Géolocalisation : brêve halte sur l’étude d’impact du projet de loi relatif à la géolocalisation janvier 10, 2014
Le projet de loi
Un projet de loi (.pdf) relatif à la géolocalisation a été enregistré à la présidence du Sénat le 23 décembre 2013. Celui-ci vise à créer dans notre code des douanes un nouvel article, et dans notre code pénal un chapitre V, qui contiendrait sept articles, dans le titre IV du livre Ier. Ce projet de loi est la conséquence de deux arrêts de la Cour de cassation du 22 octobre 2013, qui précisaient que « la technique de géolocalisation
constitue une ingérence dans la vie privée dont la gravité nécessite qu’elle soit exécutée sous le contrôle d’un juge ». L’article 8 de la Convention européenne des droits de l’homme avait été visé. La technique de géolocalisation avait ainsi été censurée lorsque celle-ci est pratiquée dans le cadre d’une enquête dirigée par le procureur de la République.
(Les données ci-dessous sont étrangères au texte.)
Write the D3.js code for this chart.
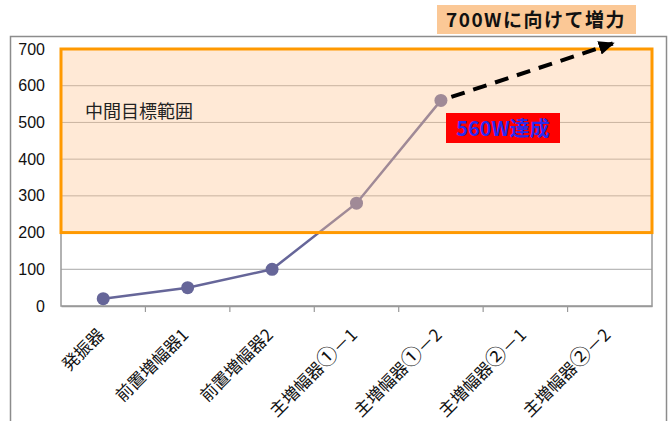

La géolocalisation est « un procédé permettant, à tout moment, de localiser un individu ou un bien » (exposé des motifs du projet de loi relatif à la géolocalisation). L’exposé des motifs du projet de loi isole deux techniques de géolocalisation en temps réel : d’une part, « le suivi dynamique » (afin de permettre la localisation d’un « terminal de télécommunications »), et d’autre part la balise.
Ce projet de loi a pu soulever certaines critiques. Nous renvoyons ainsi au site de l’ASIC.
Le jeu des options
Si la lecture du projet de loi est instructive, la lecture de l’étude d’impact l’est sans aucun doute encore plus. En effet, celle-ci aborde les différentes options envisagées lors de l’écriture du projet de loi. Par exemple, une option prévoyait de réserver la géolocalisation en temps réel « aux enquêtes portant sur une infraction visée à l’article 706-73 du Code de procédure pénale » (notamment, crimes de meurtre commis en bande organisée, crimes et délits aggravés de traite des êtres humains, crimes et délits de trafics de stupéfiants, etc.). Cette option a été écartée, en raison « de son caractère restrictif », bien qu’elle ne présente « aucune difficulté juridique ». L’article 230-32 qui pourrait être intégré dans notre code pénal prévoit notamment la possibilité de recourir à la géolocalisation en temps réel pour les crimes ou les délits, si ceux-ci sont punis d’une peine d’emprisonnement d’une durée égale ou supérieure à trois ans. L’étude d’impact relève ainsi que « ce choix répond à une véritable demande opérationnelle ».
Une autre option envisagée prévoyait de soumettre toute mesure relative à la géolocalisation en temps réel à l’autorisation préalable d’un magistrat. Cette option, pourtant protectrice des droits et libertés fondamentaux, a également été écartée. L’option retenue consiste à autoriser le procureur de la République à autoriser la géolocalisation en temps réel pour une durée de quinze jours. Au-delà, l’intervention d’un juge des libertés et de la détention sera requise pour les enquêtes dirigées par le procureur de la République. L’étude d’impact relève que ce dispositif ne « présente pas de risque juridiques », et se fonde notamment sur le fait que « le Conseil constitutionnel a affirmé à de nombreuses reprises que le procureur de la République est une composante à part entière de l’autorité judiciaire, gardienne des libertés individuelles ». L’étude écarte également la possible censure du texte par la Cour européenne des droits de l’homme en citant l’arrêt Uzun c/ Allemagne. Le spectre de l’arrêt Medvedyev c. France (Cour européenne des droits de l’homme, 29 mars 2010, n°3394/03) pourrait bien revenir hanter les couloirs de nos institutions et juridictions.
Quid de l’installation d’un mécanisme de géolocalisation en temps réel dans un lieu privé ? Une option envisagée consistait à donner la faculté aux officiers de police judiciaire d’installer de tels mécanismes dans un lieu privé et ce sans aucune autorisation préalable. Il est à noter qu’une telle faculté avait été écartée pour les domiciles. L’option retenue consiste finalement à soumettre l’installation de « balises » à l’autorisation préalable du magistrat ayant ordonné une telle installation. Concernant le domicile, l’installation d’une balise ne serait alors possible qu’après avoir recueilli l’autorisation d’un magistrat du siège (juge d’instruction ou juge des libertés et de la détention selon les hypothèses).
Différentes options ont pu être envisagées, notamment des options relatives à la durée. Nous renvoyons à l’étude d’impact, disponible sur le site du Sénat.